Instruction —
Set down each line of the data below exactly as it stands, dropping the pictures.

Dataset excerpt —
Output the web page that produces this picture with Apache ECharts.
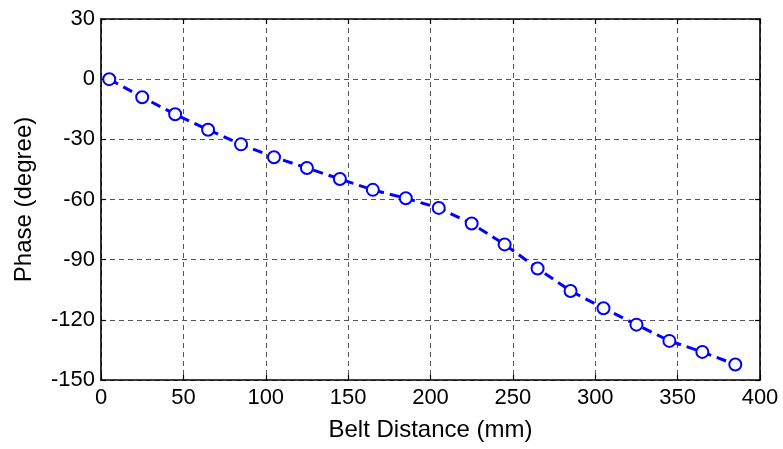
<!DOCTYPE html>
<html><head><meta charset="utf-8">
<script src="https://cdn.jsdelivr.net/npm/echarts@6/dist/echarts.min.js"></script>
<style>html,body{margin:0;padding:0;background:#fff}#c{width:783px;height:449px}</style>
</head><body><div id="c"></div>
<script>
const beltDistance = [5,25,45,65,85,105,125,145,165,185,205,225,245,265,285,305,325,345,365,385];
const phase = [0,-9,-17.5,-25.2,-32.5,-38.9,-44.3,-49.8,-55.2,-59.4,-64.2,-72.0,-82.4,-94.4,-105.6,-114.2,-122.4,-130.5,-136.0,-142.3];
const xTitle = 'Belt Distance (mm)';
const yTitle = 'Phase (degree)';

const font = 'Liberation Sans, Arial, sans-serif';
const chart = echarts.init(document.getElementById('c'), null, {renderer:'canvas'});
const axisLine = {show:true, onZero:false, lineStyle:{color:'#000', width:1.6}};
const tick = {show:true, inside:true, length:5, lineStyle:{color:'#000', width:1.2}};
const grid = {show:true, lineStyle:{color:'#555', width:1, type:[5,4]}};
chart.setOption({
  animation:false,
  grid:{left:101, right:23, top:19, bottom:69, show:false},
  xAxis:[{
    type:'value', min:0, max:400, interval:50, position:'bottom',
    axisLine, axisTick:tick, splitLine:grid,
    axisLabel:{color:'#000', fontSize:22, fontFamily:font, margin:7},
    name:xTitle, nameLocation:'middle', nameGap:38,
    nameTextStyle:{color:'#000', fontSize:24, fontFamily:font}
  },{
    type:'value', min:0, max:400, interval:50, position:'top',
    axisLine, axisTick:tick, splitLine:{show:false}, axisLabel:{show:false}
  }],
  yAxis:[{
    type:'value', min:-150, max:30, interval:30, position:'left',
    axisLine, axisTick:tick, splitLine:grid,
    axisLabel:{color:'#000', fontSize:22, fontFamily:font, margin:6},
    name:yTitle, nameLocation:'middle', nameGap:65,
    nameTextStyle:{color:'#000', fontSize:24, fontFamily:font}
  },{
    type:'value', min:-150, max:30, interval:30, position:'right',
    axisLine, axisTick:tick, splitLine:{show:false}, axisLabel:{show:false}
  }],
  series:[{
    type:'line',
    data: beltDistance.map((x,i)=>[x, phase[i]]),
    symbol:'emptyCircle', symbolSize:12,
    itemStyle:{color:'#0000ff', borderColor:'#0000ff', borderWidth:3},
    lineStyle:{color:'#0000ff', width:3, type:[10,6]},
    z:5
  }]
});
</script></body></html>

Output of the exercise —
Output the web page that produces this picture with Apache ECharts.
<!DOCTYPE html>
<html><head><meta charset="utf-8">
<script src="https://cdn.jsdelivr.net/npm/echarts@6/dist/echarts.min.js"></script>
<style>html,body{margin:0;padding:0;background:#fff}#c{width:783px;height:449px}</style>
</head><body><div id="c"></div>
<script>
const beltDistance = [5,25,45,65,85,105,125,145,165,185,205,225,245,265,285,305,325,345,365,385];
const phase = [0,-9,-17.5,-25.2,-32.5,-38.9,-44.3,-49.8,-55.2,-59.4,-64.2,-72.0,-82.4,-94.4,-105.6,-114.2,-122.4,-130.5,-136.0,-142.3];
const xTitle = 'Belt Distance (mm)';
const yTitle = 'Phase (degree)';

const font = 'Liberation Sans, Arial, sans-serif';
const chart = echarts.init(document.getElementById('c'), null, {renderer:'canvas'});
const axisLine = {show:true, onZero:false, lineStyle:{color:'#000', width:1.6}};
const tick = {show:true, inside:true, length:5, lineStyle:{color:'#000', width:1.2}};
const grid = {show:true, lineStyle:{color:'#555', width:1, type:[5,4]}};
chart.setOption({
  animation:false,
  grid:{left:101, right:23, top:19, bottom:69, show:false},
  xAxis:[{
    type:'value', min:0, max:400, interval:50, position:'bottom',
    axisLine, axisTick:tick, splitLine:grid,
    axisLabel:{color:'#000', fontSize:22, fontFamily:font, margin:7},
    name:xTitle, nameLocation:'middle', nameGap:38,
    nameTextStyle:{color:'#000', fontSize:24, fontFamily:font}
  },{
    type:'value', min:0, max:400, interval:50, position:'top',
    axisLine, axisTick:tick, splitLine:{show:false}, axisLabel:{show:false}
  }],
  yAxis:[{
    type:'value', min:-150, max:30, interval:30, position:'left',
    axisLine, axisTick:tick, splitLine:grid,
    axisLabel:{color:'#000', fontSize:22, fontFamily:font, margin:6},
    name:yTitle, nameLocation:'middle', nameGap:65,
    nameTextStyle:{color:'#000', fontSize:24, fontFamily:font}
  },{
    type:'value', min:-150, max:30, interval:30, position:'right',
    axisLine, axisTick:tick, splitLine:{show:false}, axisLabel:{show:false}
  }],
  series:[{
    type:'line',
    data: beltDistance.map((x,i)=>[x, phase[i]]),
    symbol:'emptyCircle', symbolSize:12,
    itemStyle:{color:'#0000ff', borderColor:'#0000ff', borderWidth:3},
    lineStyle:{color:'#0000ff', width:3, type:[10,6]},
    z:5
  }]
});
</script></body></html>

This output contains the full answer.